SUZANNE BELL: I was going to say, that’s one of the things I think folks don’t always appreciate– is that you see on TV where suspects get the Miranda warnings– you have the right to an attorney, if you can afford one or not. But you don’t have the same right to scientific review.

And when you consider that most cases now are settled by plea bargaining– very few cases ever go to jury. There’s no more Perry Mason moments. That very often, these folks don’t have the opportunity to talk to other experts.

And a lot of what the service work I do is simply to review cases and talk to defense attorneys and say, this is what it means. This is what they’re saying. And it’s very straightforward. But that’s– I think is something that should be addressed and something we had been discussing in the Commission.

IRA FLATOW: Let me go to the phones. Let’s go to Win in Durham, North Carolina. Hi, Win.

WIN: Hey, I love your show. Love your show. But more to the point, I’m a retired attorney. We just had this fairly large scandal in the last few years in North Carolina where the crime lab just came up with, you know, bogus results to get convictions. I mean, it was run in a dishonest unethical way. So you can clean up the science all you want, but if you have dishonest people running labs, it doesn’t help much.

And more to the doctor’s point, if you’re a wealthy criminal defendant, you can possibly have your own stuff done to double-check to see if the same result is had. But if you’re an indigent defendant, you’re basically out of luck, and you’re going to spend time in jail as an innocent person, as we’ve seen in a lot of cases in North Carolina, where convictions were thrown out.
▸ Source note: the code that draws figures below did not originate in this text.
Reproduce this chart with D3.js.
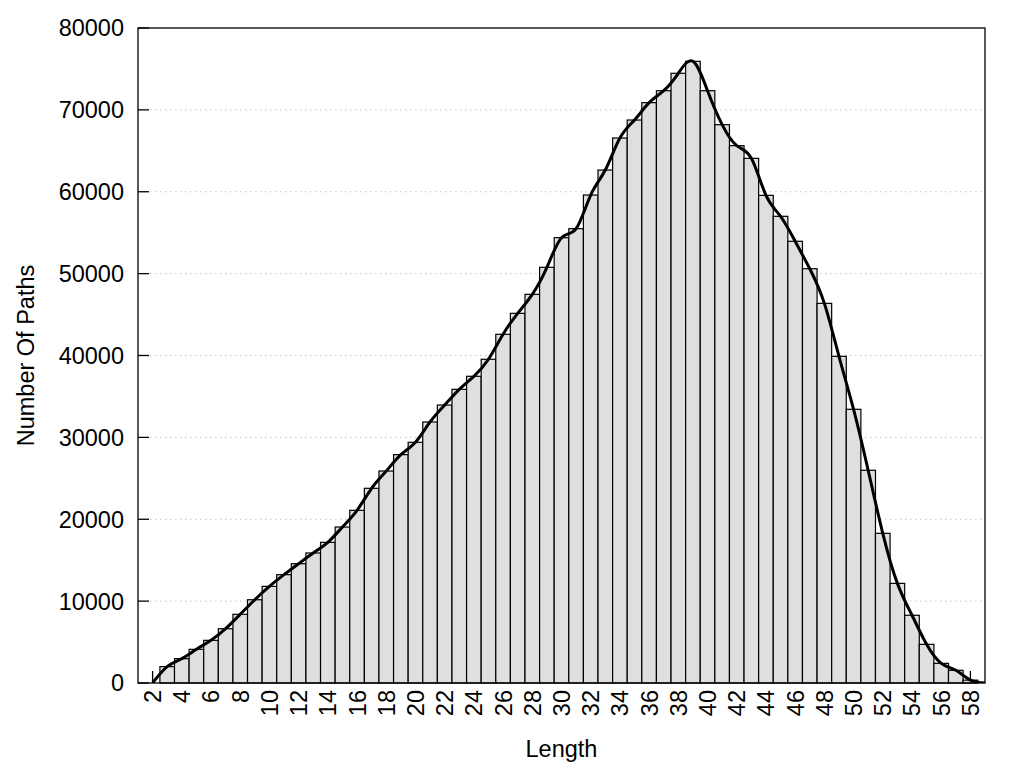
<!DOCTYPE html>
<html>
<head>
<meta charset="utf-8">
<script src="https://d3js.org/d3.v7.min.js"></script>
<style>
  body { margin: 0; background: #fff; }
  text { font-family: "Liberation Sans", Arial, sans-serif; fill: #000; }
</style>
</head>
<body>
<div id="my_hist"></div>
<script>

// ======================= //
// DATA
// ======================= //

// path lengths (x) and number of paths (y)
var lengths = [2, 3, 4, 5, 6, 7, 8, 9, 10, 11, 12, 13, 14, 15, 16, 17, 18, 19, 20,
  21, 22, 23, 24, 25, 26, 27, 28, 29, 30, 31, 32, 33, 34, 35, 36, 37, 38, 39, 40,
  41, 42, 43, 44, 45, 46, 47, 48, 49, 50, 51, 52, 53, 54, 55, 56, 57, 58, 59]
var counts = [0, 2000, 2970, 4110, 5210, 6630, 8390, 10170, 11800, 13230, 14570, 15880, 17180, 19050, 21090, 23780, 25890, 27890, 29400,
  31880, 33950, 35870, 37460, 39540, 42590, 45150, 47470, 50770, 54390, 55490, 59600, 62650, 66560, 68760, 70880, 72340, 74470, 75930, 72340,
  68190, 65630, 64080, 59560, 57000, 53950, 50600, 46370, 39900, 33430, 25980, 18280, 12170, 8270, 4720, 2400, 1550, 350, 0]

var xTicks = d3.range(2, 59, 2)
var yTicks = [0, 10000, 20000, 30000, 40000, 50000, 60000, 70000, 80000]

var data = lengths.map(function(d, i){ return {len: d, value: counts[i]} })

// ======================= //
// SVG AREA
// ======================= //

var margin = {top: 28, right: 39, bottom: 85, left: 138},
    width = 1024 - margin.left - margin.right,
    height = 768 - margin.top - margin.bottom;

var svg = d3.select("#my_hist")
  .append("svg")
    .attr("width", 1024)
    .attr("height", 768)
  .append("g")
    .attr("transform", "translate(" + margin.left + "," + margin.top + ")");

// scales
var x = d3.scaleLinear()
  .domain([1, 59])
  .range([0, width])

var y = d3.scaleLinear()
  .domain([0, 80000])
  .range([height, 0])

svg.append("clipPath")
    .attr("id", "plotClip")
  .append("rect")
    .attr("width", width)
    .attr("height", height)

// ======================= //
// GRID + TICKS (behind the bars)
// ======================= //

svg.selectAll("gridLines")
  .data(yTicks.slice(1, -1))
  .enter()
  .append("line")
    .attr("x1", 12)
    .attr("x2", width)
    .attr("y1", function(d){ return y(d) })
    .attr("y2", function(d){ return y(d) })
    .attr("stroke", "#c4c4c4")
    .attr("stroke-width", 1)
    .style("stroke-dasharray", "1.5,3.5")

// y ticks, inward
svg.selectAll("yTickMarks")
  .data(yTicks)
  .enter()
  .append("line")
    .attr("x1", 0)
    .attr("x2", 11)
    .attr("y1", function(d){ return y(d) })
    .attr("y2", function(d){ return y(d) })
    .attr("stroke", "black")
    .attr("stroke-width", 1.3)

// x ticks, inward
svg.selectAll("xTickMarks")
  .data(xTicks)
  .enter()
  .append("line")
    .attr("x1", function(d){ return x(d) })
    .attr("x2", function(d){ return x(d) })
    .attr("y1", height)
    .attr("y2", height - 12)
    .attr("stroke", "black")
    .attr("stroke-width", 1.3)

// ======================= //
// BARS
// ======================= //

svg.append("g")
  .selectAll("rect")
  .data(data.filter(function(d){ return d.value > 0 }))
  .enter()
  .append("rect")
    .attr("x", function(d){ return x(d.len - 0.5) })
    .attr("width", function(d){ return x(d.len + 0.5) - x(d.len - 0.5) })
    .attr("y", function(d){ return y(d.value) })
    .attr("height", function(d){ return y(0) - y(d.value) })
    .attr("fill", "#dfdfdf")
    .attr("stroke", "black")
    .attr("stroke-width", 1.2)

// ======================= //
// SMOOTH CURVE
// ======================= //

var line = d3.line()
  .curve(d3.curveNatural)
  .x(function(d){ return x(d.len) })
  .y(function(d){ return y(d.value) })

svg.append("path")
  .datum(data)
  .attr("clip-path", "url(#plotClip)")
  .attr("d", line)
  .attr("fill", "none")
  .attr("stroke", "black")
  .attr("stroke-width", 3)
  .attr("stroke-linejoin", "round")

// border
svg.append("rect")
  .attr("width", width)
  .attr("height", height)
  .attr("fill", "none")
  .attr("stroke", "black")
  .attr("stroke-width", 1.3)

// ======================= //
// LABELS
// ======================= //

svg.selectAll("yLabels")
  .data(yTicks)
  .enter()
  .append("text")
    .attr("x", -14)
    .attr("y", function(d){ return y(d) })
    .attr("dy", "0.36em")
    .text(function(d){ return d })
    .style("font-size", 23.5)
    .style("text-anchor", "end")

svg.selectAll("xLabels")
  .data(xTicks)
  .enter()
  .append("text")
    .text(function(d){ return d })
    .style("font-size", 23.5)
    .style("text-anchor", "end")
    .attr("dy", "0.36em")
    .attr("transform", function(d){
      return "translate(" + x(d) + "," + (height + 7) + ") rotate(-90)" })

// axis titles
svg.append("text")
  .attr("x", width / 2)
  .attr("y", height + 74)
  .style("font-size", 23.5)
  .style("text-anchor", "middle")
  .text("Length")

svg.append("text")
  .attr("transform", "translate(" + (-104) + "," + (height / 2) + ") rotate(-90)")
  .style("font-size", 23.5)
  .style("text-anchor", "middle")
  .text("Number Of Paths")

</script>
</body>
</html>
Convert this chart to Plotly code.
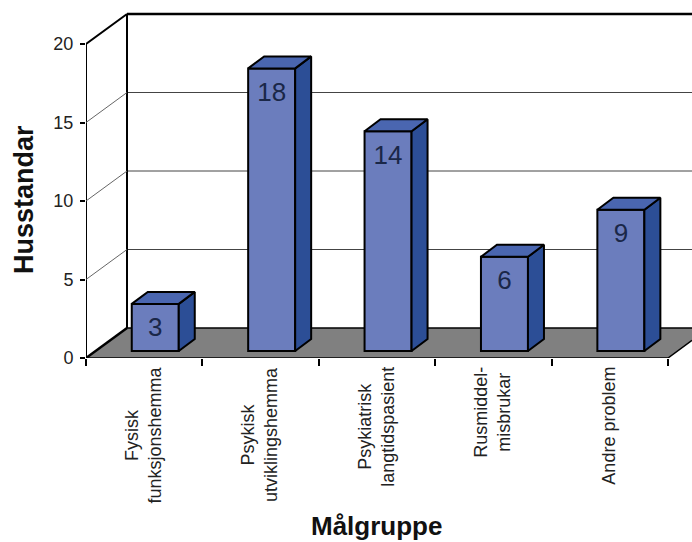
import plotly.graph_objects as go

categories = ["Fysisk<br>funksjonshemma", "Psykisk<br>utviklingshemma", "Psykiatrisk<br>langtidspasient", "Rusmiddel-<br>misbrukar", "Andre problem"]
values = [3, 18, 14, 6, 9]
y_ticks = [0, 5, 10, 15, 20]
x_edges = [0, 1, 2, 3, 4, 5]

# Geometry of the fake 3D box, in axis units
PX_X = 116.4
PX_Y = 15.7
PLOT_W = 606
PLOT_H = 348
X_MAX = PLOT_W / PX_X
Y_MAX = PLOT_H / PX_Y
DX = 41 / PX_X      # wall depth
DY = 30 / PX_Y
BX = 16 / PX_X      # bar depth
BY = 12 / PX_Y
BASE = 7 / PX_Y     # bar base above the front edge
BW = 47 / PX_X
SHIFT = 0.595
FLOOR_R = 5.0

C_FRONT = "#6b7dbd"
C_SIDE = "#2c4e96"
C_TOP = "#4a66b0"
C_FLOOR = "#808080"
C_TEXT = "#1a2748"
FONT = "Liberation Sans, Arial, sans-serif"

fig = go.Figure()
xc = [i + SHIFT for i in range(len(values))]

# Front faces
fig.add_trace(go.Bar(
    x=xc, y=values, base=BASE, width=BW,
    marker=dict(color=C_FRONT, line=dict(color="#000000", width=2)),
    hoverinfo="skip", showlegend=False))

# Side and top faces
for x, v in zip(xc, values):
    xl, xr = x - BW / 2, x + BW / 2
    top, bot = v + BASE, BASE
    fig.add_trace(go.Scatter(
        x=[xr, xr + BX, xr + BX, xr, xr], y=[bot, bot + BY, top + BY, top, bot],
        mode="lines", fill="toself", fillcolor=C_SIDE,
        line=dict(color="#000000", width=2), showlegend=False, hoverinfo="skip"))
    fig.add_trace(go.Scatter(
        x=[xl, xl + BX, xr + BX, xr, xl], y=[top, top + BY, top + BY, top, top],
        mode="lines", fill="toself", fillcolor=C_TOP,
        line=dict(color="#000000", width=2), showlegend=False, hoverinfo="skip"))

# Value labels on the front faces
fig.add_trace(go.Scatter(
    x=xc, y=[v + BASE - 1.65 for v in values], mode="text",
    text=[str(v) for v in values],
    textfont=dict(family=FONT, size=26, color=C_TEXT),
    textposition="middle center", showlegend=False, hoverinfo="skip"))

# Box outlines drawn above everything
def outline(xs, ys, w=2.0, c="#000000"):
    fig.add_trace(go.Scatter(x=xs, y=ys, mode="lines", line=dict(color=c, width=w),
                             cliponaxis=False, showlegend=False, hoverinfo="skip"))

outline([0, 0, DX], [0, 20, 20 + DY], 2)
outline([DX, DX], [DY, 20 + DY], 2)
outline([DX, X_MAX], [20 + DY, 20 + DY], 2.5)
outline([0, DX], [0, DY], 2.5)
outline([0, FLOOR_R, X_MAX], [0, 0, (X_MAX - FLOOR_R) * DY / DX], 1.5)
for t in y_ticks[1:-1]:
    outline([0, DX], [t, t + DY], 1, "#666666")

# Floor and back-wall grid sit under the bars
shapes = [dict(type="path", xref="x", yref="y", layer="below",
               path=f"M 0 0 L {DX} {DY} L {FLOOR_R + DX} {DY} L {FLOOR_R} 0 Z",
               fillcolor=C_FLOOR, line=dict(width=0))]
shapes.append(dict(type="line", xref="x", yref="y", layer="below",
                   x0=DX, x1=FLOOR_R + 1, y0=DY, y1=DY,
                   line=dict(color="#000000", width=1.5)))
for t in y_ticks[1:-1]:
    shapes.append(dict(type="line", xref="x", yref="y", layer="below",
                       x0=DX, x1=FLOOR_R + 1, y0=t + DY, y1=t + DY,
                       line=dict(color="#444444", width=1)))

annotations = [dict(x=i + 0.49, y=-7 / PLOT_H, xref="x", yref="paper", text=c, textangle=-90,
                    showarrow=False, xanchor="center", yanchor="top", align="center",
                    font=dict(family=FONT, size=18, color="#222222"))
               for i, c in enumerate(categories)]
annotations.append(dict(x=290 / PLOT_W, y=-168 / PLOT_H, xref="paper", yref="paper",
                        text="<b>Målgruppe</b>", showarrow=False, xanchor="center", yanchor="middle",
                        font=dict(family=FONT, size=26, color="#111111")))
annotations.append(dict(x=-62 / PLOT_W, y=158 / PLOT_H, xref="paper", yref="paper",
                        text="<b>Husstandar</b>", textangle=-90, showarrow=False,
                        xanchor="center", yanchor="middle",
                        font=dict(family=FONT, size=27, color="#111111")))

fig.update_layout(
    width=692, height=542, autosize=False,
    margin=dict(l=86, r=0, t=10, b=184, autoexpand=False),
    paper_bgcolor="#ffffff", plot_bgcolor="#ffffff",
    showlegend=False, shapes=shapes, annotations=annotations,
    font=dict(family=FONT),
    xaxis=dict(range=[0, X_MAX], tickvals=x_edges, showticklabels=False, ticks="outside",
               ticklen=7, tickwidth=1.5, tickcolor="#000000", showgrid=False, zeroline=False,
               showline=False, automargin=False),
    yaxis=dict(range=[0, Y_MAX], tickvals=y_ticks, ticks="outside", ticklen=5, tickwidth=1.5,
               tickcolor="#000000", showgrid=False, zeroline=False, showline=False, automargin=False,
               ticklabelstandoff=3,
               tickfont=dict(family=FONT, size=18, color="#222222")),
)
fig.write_html("out.html", config=dict(displayModeBar=False),
               post_script="document.body.style.margin='0';document.body.style.overflow='hidden';")
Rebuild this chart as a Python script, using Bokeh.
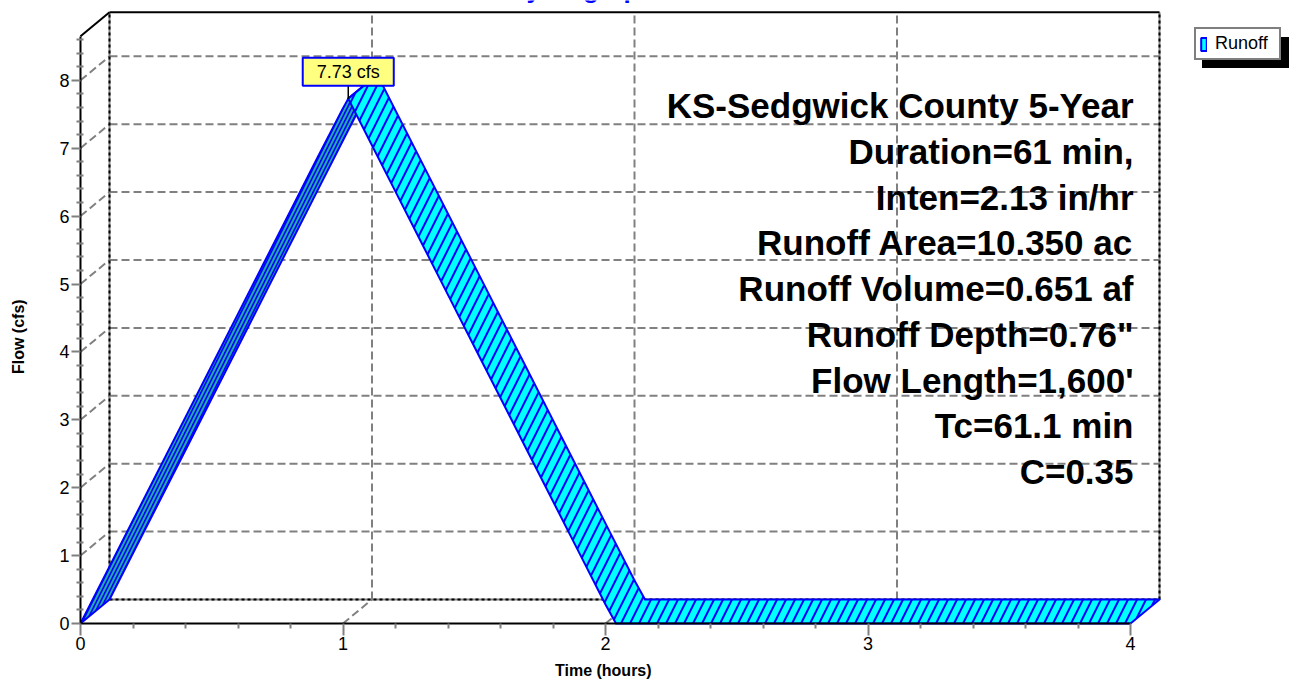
from bokeh.plotting import figure
from bokeh.models import Range1d, FixedTicker, Label, Legend, LegendItem
from bokeh.embed import file_html
from bokeh.resources import INLINE
from bokeh.core.properties import value

# ---------------- data ----------------
time_hr = [0.00, 0.10, 0.20, 0.30, 0.40, 0.50, 0.60, 0.70, 0.80, 0.90, 1.00, 1.02,
           1.10, 1.20, 1.30, 1.40, 1.50, 1.60, 1.70, 1.80, 1.90, 2.00, 2.04,
           2.50, 3.00, 3.50, 4.00]
flow_cfs = [0.00, 0.76, 1.52, 2.28, 3.04, 3.80, 4.56, 5.32, 6.08, 6.84, 7.59, 7.73,
            7.12, 6.36, 5.60, 4.84, 4.08, 3.32, 2.56, 1.80, 1.04, 0.28, 0.00,
            0.00, 0.00, 0.00, 0.00]
x_ticks = [0, 1, 2, 3, 4]
y_ticks = [0, 1, 2, 3, 4, 5, 6, 7, 8]
info_lines = ["KS-Sedgwick County 5-Year", "Duration=61 min,", "Inten=2.13 in/hr",
              "Runoff Area=10.350 ac", "Runoff Volume=0.651 af", 'Runoff Depth=0.76"',
              "Flow Length=1,600'", "Tc=61.1 min", "C=0.35"]
title_text = "Hydrograph"
series_name = "Runoff"
x_label = "Time  (hours)"
y_label = "Flow  (cfs)"
peak_unit = "cfs"

# ---------------- layout constants (pixels) ----------------
FONT_NAME = "Liberation Sans"
FONT = value(FONT_NAME)
X_MAX = 4.0
Y_TOP = 8.65
W, H = 1292, 681
X0_PX, Y0_PX = 80, 623          # where the front origin sits on the canvas
PX_X = 262.5                    # pixels per hour
PX_Y = 67.9                     # pixels per cfs
DX = 29 / PX_X                  # depth offset of the back plane (3D look)
DY = 24 / PX_Y

def dx(px):   # canvas x pixel -> data
    return (px - X0_PX) / PX_X

def dy(py):   # canvas y pixel -> data
    return (Y0_PX - py) / PX_Y

GRID = "#808080"
BLUE = "#0000FF"
CYAN = "#00FFFF"

p = figure(width=W, height=H, x_range=Range1d(dx(0), dx(W)), y_range=Range1d(dy(H), dy(0)),
           output_backend="svg", toolbar_location=None, title=None,
           min_border_left=0, min_border_right=0, min_border_top=0, min_border_bottom=0)
p.background_fill_color = "white"
p.border_fill_color = "white"
p.outline_line_color = None
p.xgrid.visible = False
p.ygrid.visible = False

# ---------------- axes (drawn at the front origin) ----------------
xminor = [i * 0.2 for i in range(0, 21) if i % 5 != 0]
yminor = [i * 0.2 for i in range(0, 44) if i % 5 != 0]
p.xaxis.ticker = FixedTicker(ticks=x_ticks, minor_ticks=xminor)
p.yaxis.ticker = FixedTicker(ticks=y_ticks, minor_ticks=yminor)
p.xaxis.bounds = (0, X_MAX)
p.yaxis.bounds = (0, Y_TOP)
p.xaxis.fixed_location = 0
p.yaxis.fixed_location = 0
for ax in (p.xaxis, p.yaxis):
    ax.axis_line_color = "black"
    ax.axis_line_width = 2
    ax.major_tick_line_color = GRID
    ax.major_tick_line_width = 2
    ax.minor_tick_line_color = GRID
    ax.minor_tick_line_width = 2
    ax.major_label_text_font = FONT_NAME
    ax.major_label_text_font_size = "18px"
    ax.major_label_text_color = "black"
    ax.major_tick_in = 0
p.xaxis.major_tick_out = 12
p.xaxis.minor_tick_out = 5
p.xaxis.minor_tick_in = 0
p.xaxis.major_label_standoff = 1
p.yaxis.major_tick_out = 9
p.yaxis.minor_tick_out = 4
p.yaxis.minor_tick_in = 3
p.yaxis.major_label_standoff = 2

# ---------------- title (cut off by the top edge, as in the reference) ----------------
p.text(x=[dx(581)], y=[dy(-12)], text=[title_text], text_align="center",
       text_baseline="alphabetic", text_font=FONT, text_font_style="bold",
       text_font_size="26px", text_color=BLUE)

# ---------------- back plane grid ----------------
hq = y_ticks[1:]
p.segment(x0=[DX] * len(hq), y0=[q + DY for q in hq],
          x1=[X_MAX + DX] * len(hq), y1=[q + DY for q in hq],
          line_color=GRID, line_width=2, line_dash="8 4")
vt = x_ticks[1:-1]
p.segment(x0=[t + DX for t in vt], y0=[DY] * len(vt),
          x1=[t + DX for t in vt], y1=[Y_TOP + DY] * len(vt),
          line_color=GRID, line_width=2, line_dash="8 4")
# diagonals from the front ticks to the back plane
p.segment(x0=[0] * len(hq), y0=hq, x1=[DX] * len(hq), y1=[q + DY for q in hq],
          line_color=GRID, line_width=2, line_dash="8 4")
p.segment(x0=vt, y0=[0] * len(vt), x1=[t + DX for t in vt], y1=[DY] * len(vt),
          line_color=GRID, line_width=2, line_dash="8 4")

# back frame edges (dotted black over grey)
bx0 = [DX, DX, X_MAX + DX]
by0 = [DY, DY, DY]
bx1 = [DX, X_MAX + DX, X_MAX + DX]
by1 = [Y_TOP + DY, DY, Y_TOP + DY]
p.segment(x0=bx0, y0=by0, x1=bx1, y1=by1, line_color=GRID, line_width=2)
p.segment(x0=bx0, y0=by0, x1=bx1, y1=by1, line_color="black", line_width=2, line_dash="3 3")
# top edges (solid)
p.segment(x0=[DX, 0], y0=[Y_TOP + DY, Y_TOP], x1=[X_MAX + DX, DX], y1=[Y_TOP + DY, Y_TOP + DY],
          line_color="black", line_width=2)

# ---------------- 3D hydrograph ribbon ----------------
ipk = max(range(len(flow_cfs)), key=lambda i: flow_cfs[i])
peak_t = time_hr[ipk]
peak_q = flow_cfs[ipk]

rt = time_hr[:ipk + 1]
rq = flow_cfs[:ipk + 1]
rise_x = rt + [t + DX for t in reversed(rt)]
rise_y = rq + [q + DY for q in reversed(rq)]

ft = time_hr[ipk:]
fq = flow_cfs[ipk:]
fall_x = ft + [t + DX for t in reversed(ft)]
fall_y = fq + [q + DY for q in reversed(fq)]

p.patch(rise_x, rise_y, fill_color=BLUE, line_color=BLUE, line_width=2,
        hatch_pattern="/", hatch_color="#22AAAA", hatch_weight=2, hatch_scale=8)
p.patch(fall_x, fall_y, fill_color=CYAN, line_color=BLUE, line_width=2, line_join="round",
        hatch_pattern="/", hatch_color=BLUE, hatch_weight=2, hatch_scale=18)

# peak callout
p.segment(x0=[peak_t], y0=[peak_q], x1=[peak_t], y1=[peak_q + 14 / PX_Y],
          line_color="black", line_width=1.5)
p.add_layout(Label(x=peak_t, y=peak_q, y_offset=13, text=f"{peak_q:.2f} {peak_unit}",
                   text_align="center", text_baseline="bottom",
                   text_font=FONT_NAME, text_font_size="18px", text_color="black",
                   background_fill_color="#FFFF80", border_line_color=BLUE,
                   border_line_width=2,
                   padding=dict(left=14, right=14, top=4, bottom=4)))

# ---------------- info text block ----------------
n = len(info_lines)
p.text(x=[dx(1133)] * n, y=[dy(105 + 45.75 * i) for i in range(n)], text=info_lines,
       text_align="right", text_baseline="alphabetic", text_font=FONT,
       text_font_style="bold", text_font_size="35px", text_color="black")

# ---------------- axis titles ----------------
p.text(x=[X_MAX / 2], y=[dy(670)], text=[x_label], text_align="center",
       text_baseline="middle", text_font=FONT, text_font_style="bold",
       text_font_size="16px", text_color="black")
p.text(x=[dx(18)], y=[dy(334)], text=[y_label], angle=1.5707963, text_align="center",
       text_baseline="middle", text_font=FONT, text_font_style="bold",
       text_font_size="16px", text_color="black")

# ---------------- legend with drop shadow ----------------
off = [dx(W) + 5]
proxy_shadow = p.quad(left=off, right=off, top=[0], bottom=[0],
                      fill_color="black", line_color="black")
proxy = p.quad(left=off, right=off, top=[0], bottom=[0],
               fill_color=CYAN, line_color=BLUE, line_width=2)

def make_legend(rend, label, loc, bg, txt):
    return Legend(items=[LegendItem(label=label, renderers=[rend])], location=loc,
                  background_fill_color=bg, background_fill_alpha=1.0,
                  border_line_color="black", border_line_width=2,
                  label_text_font=FONT_NAME, label_text_font_size="18px", label_text_color=txt,
                  glyph_width=7, glyph_height=16, label_standoff=8, label_width=60,
                  label_height=19, padding=4, spacing=0, margin=0)

# location = bottom-left corner of the legend box, measured from the frame's bottom-left
p.add_layout(make_legend(proxy_shadow, " ", (1194 + 8, H - 60 - 8), "black", "black"), "center")
p.add_layout(make_legend(proxy, series_name, (1194, H - 60), "white", "black"), "center")

open("out.html", "w").write(file_html(p, INLINE))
IRA FLATOW: All right, thanks.

WIN: Thanks a lot.

IRA FLATOW: You’re welcome. Yes, it’s another case of having the money to defend yourself.

SUZANNE BELL: One of the things– go ahead, I’m sorry. I was going to say, one of the things that came up in the National Academy report was a recommendation for a federal-level agency that would be responsible forensic science, where it would be independent from both prosecution and defense. And I think that’s something that’s important and should be considered because that’s– I think forensic science needs a champion that is independent– scientifically independent.

IRA FLATOW: Betty Layne?

BETTY LAYNE DESPORTES: I’d like to point out that there have been some advances, and that there are moves towards more laboratory accreditation and certification of analysts. And that helps to improve the quality of the work coming out of a laboratory. It does not, by all means, solve all the problems. Because if you have a bad actor, it’s difficult to detect. But quality assurance programs give you that type of oversight to where you can catch these problems sooner, and you do not have that type of malfeasance in a laboratory.

And I think that, with accreditation and with certification, that it is a step in the right direction. I do think, however, we do need more oversight and, as Dr. Bell was saying, a champion for forensic science to ensure that there’s adequate funding for all of these measures.

IRA FLATOW: OK, we’re going to have to leave it there and get back to it and talk about this again in the future like we did in 2015. Dr. Suzanne Bell, professor of forensic and analytic chemistry at West Virginia University in Morgantown. Betty Layne DesPortes, president of the American Academy for Forensic Sciences and a criminal defense attorney in Richmond, Virginia.